* begin PROVIDED DATA *

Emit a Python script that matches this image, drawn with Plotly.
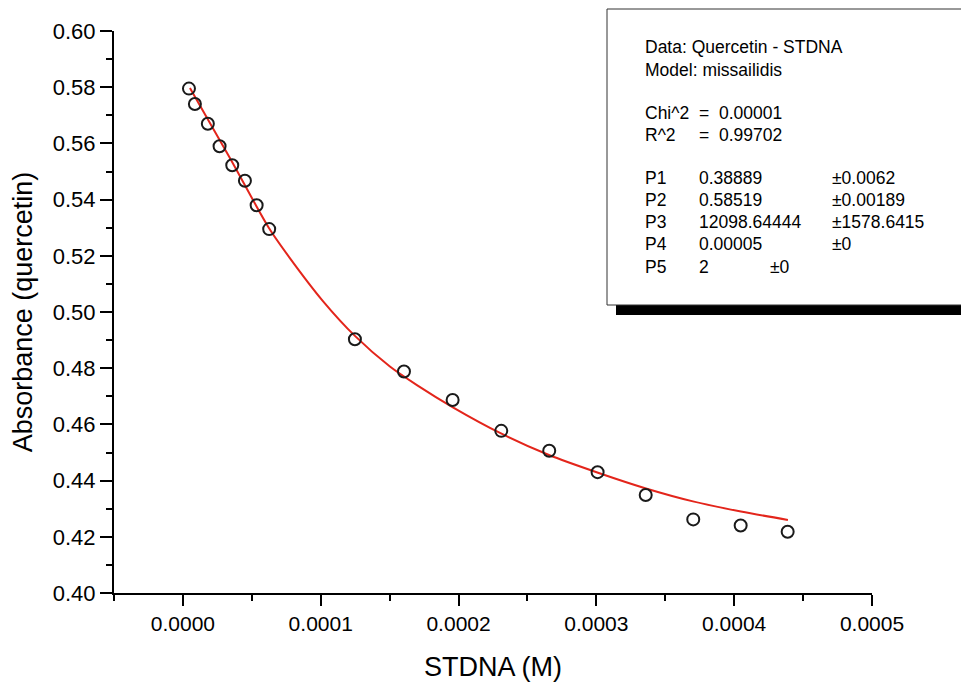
import plotly.graph_objects as go

# ---------------- data ----------------
stdna_M = [0.0000044, 0.0000087, 0.0000181, 0.0000266, 0.0000358, 0.0000450,
           0.0000535, 0.0000626, 0.0001248, 0.0001604, 0.0001957, 0.0002310,
           0.0002658, 0.0003009, 0.0003358, 0.0003703, 0.0004047, 0.0004388]
absorbance = [0.5795, 0.5740, 0.5670, 0.5590, 0.5522, 0.5467,
              0.5380, 0.5295, 0.4903, 0.4788, 0.4687, 0.4577,
              0.4506, 0.4430, 0.4349, 0.4262, 0.4240, 0.4218]

fit_x = [0.0000051, 0.0000341, 0.0000624, 0.0000776, 0.0001016, 0.0001248,
         0.0001502, 0.0001698, 0.0001959, 0.0002308, 0.0002656, 0.0003012,
         0.0003360, 0.0003701, 0.0004049, 0.0004390]
fit_y = [0.5797, 0.5548, 0.5299, 0.5192, 0.5039, 0.4915,
         0.4806, 0.4740, 0.4661, 0.4568, 0.4491, 0.4428,
         0.4372, 0.4326, 0.4290, 0.4260]

x_ticks = [0.0, 0.0001, 0.0002, 0.0003, 0.0004, 0.0005]
y_ticks = [0.40, 0.42, 0.44, 0.46, 0.48, 0.50, 0.52, 0.54, 0.56, 0.58, 0.60]

box_header = ["Data: Quercetin - STDNA", "Model: missailidis"]
stat_names = ["Chi^2", "R^2"]
stat_values = ["=  0.00001", "=  0.99702"]
param_names = ["P1", "P2", "P3", "P4", "P5"]
param_values = ["0.38889", "0.58519", "12098.64444", "0.00005", "2"]
param_errors = ["±0.0062", "±0.00189", "±1578.6415", "±0", "±0"]

FONT = "Liberation Sans, Arial, sans-serif"

fig = go.Figure()
fig.add_trace(go.Scatter(
    x=fit_x, y=fit_y, mode="lines",
    line=dict(color="#e3251b", width=2, shape="spline", smoothing=0.8),
    hoverinfo="skip", showlegend=False))
fig.add_trace(go.Scatter(
    x=stdna_M, y=absorbance, mode="markers",
    marker=dict(symbol="circle-open", size=12, color="#1a1a1a",
                line=dict(width=2, color="#1a1a1a")),
    showlegend=False))

# page offset (body margin) and plot-area pixel geometry in reference frame
OFF = 8
FIG_W, FIG_H = 969 - OFF, 683 - OFF
L, R, T, B = 114, 872, 31, 593
W, H = R - L, B - T


def px(xp):
    return (xp - L) / W


def py(yp):
    return (B - yp) / H


shapes = [
    # shadow
    dict(type="rect", xref="paper", yref="paper",
         x0=px(616), x1=px(968), y0=py(315), y1=py(14),
         fillcolor="black", line=dict(width=0), layer="above"),
    # box
    dict(type="rect", xref="paper", yref="paper",
         x0=px(607), x1=px(962), y0=py(305), y1=py(9),
         fillcolor="white", line=dict(width=1, color="#333"), layer="above"),
]

annotations = []


def txt(xp, yp, s):
    annotations.append(dict(
        xref="paper", yref="paper", x=px(xp), y=py(yp), text=s,
        showarrow=False, xanchor="left", yanchor="middle",
        font=dict(family=FONT, size=17.5, color="black")))


rows_header = [47, 70]
for s, yv in zip(box_header, rows_header):
    txt(643, yv, s)
for n, v, yv in zip(stat_names, stat_values, [113, 135]):
    txt(643, yv, n)
    txt(697, yv, v)
p_rows = [178, 200, 222, 244, 267]
for i, (n, v, e, yv) in enumerate(zip(param_names, param_values, param_errors, p_rows)):
    txt(643, yv, n)
    txt(697, yv, v)
    txt(768 if i == 4 else 830, yv, e)

fig.update_layout(
    width=FIG_W, height=FIG_H,
    margin=dict(l=L - OFF, r=969 - R, t=T - OFF, b=683 - B, autoexpand=False),
    paper_bgcolor="white", plot_bgcolor="white",
    font=dict(family=FONT, color="black"),
    shapes=shapes, annotations=annotations,
    xaxis=dict(
        range=[-0.00005, 0.0005], tickvals=x_ticks, tickformat=".4f",
        automargin=False,
        showgrid=False, zeroline=False, showline=True, linecolor="black",
        linewidth=2, ticks="outside", ticklen=11, tickwidth=2, tickcolor="black",
        tickfont=dict(size=21, family=FONT),
        minor=dict(dtick=0.00005, tick0=0, ticks="outside", ticklen=6,
                   tickwidth=2, tickcolor="black", showgrid=False),
        title=dict(text="STDNA (M)", font=dict(size=27, family=FONT), standoff=23),
    ),
    yaxis=dict(
        range=[0.40, 0.60], tickvals=y_ticks, tickformat=".2f",
        automargin=False,
        showgrid=False, zeroline=False, showline=True, linecolor="black",
        linewidth=2, ticks="outside", ticklen=12, tickwidth=2, tickcolor="black",
        tickfont=dict(size=22, family=FONT),
        minor=dict(dtick=0.01, tick0=0.40, ticks="outside", ticklen=6,
                   tickwidth=2, tickcolor="black", showgrid=False),
        title=dict(text="Absorbance (quercetin)", font=dict(size=27, family=FONT), standoff=14),
    ),
)

fig.write_html("out.html")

* end PROVIDED DATA *

--- GIVEN EXERCISE ---
Please reproduce the listing exactly from its opening line through the line that contains "0.4372, 0.4326, 0.4290, 0.4260]", both included, with all pictures omitted.

--- RESULT OF THE TASK ---
Emit a Python script that matches this image, drawn with Plotly.
import plotly.graph_objects as go

# ---------------- data ----------------
stdna_M = [0.0000044, 0.0000087, 0.0000181, 0.0000266, 0.0000358, 0.0000450,
           0.0000535, 0.0000626, 0.0001248, 0.0001604, 0.0001957, 0.0002310,
           0.0002658, 0.0003009, 0.0003358, 0.0003703, 0.0004047, 0.0004388]
absorbance = [0.5795, 0.5740, 0.5670, 0.5590, 0.5522, 0.5467,
              0.5380, 0.5295, 0.4903, 0.4788, 0.4687, 0.4577,
              0.4506, 0.4430, 0.4349, 0.4262, 0.4240, 0.4218]

fit_x = [0.0000051, 0.0000341, 0.0000624, 0.0000776, 0.0001016, 0.0001248,
         0.0001502, 0.0001698, 0.0001959, 0.0002308, 0.0002656, 0.0003012,
         0.0003360, 0.0003701, 0.0004049, 0.0004390]
fit_y = [0.5797, 0.5548, 0.5299, 0.5192, 0.5039, 0.4915,
         0.4806, 0.4740, 0.4661, 0.4568, 0.4491, 0.4428,
         0.4372, 0.4326, 0.4290, 0.4260]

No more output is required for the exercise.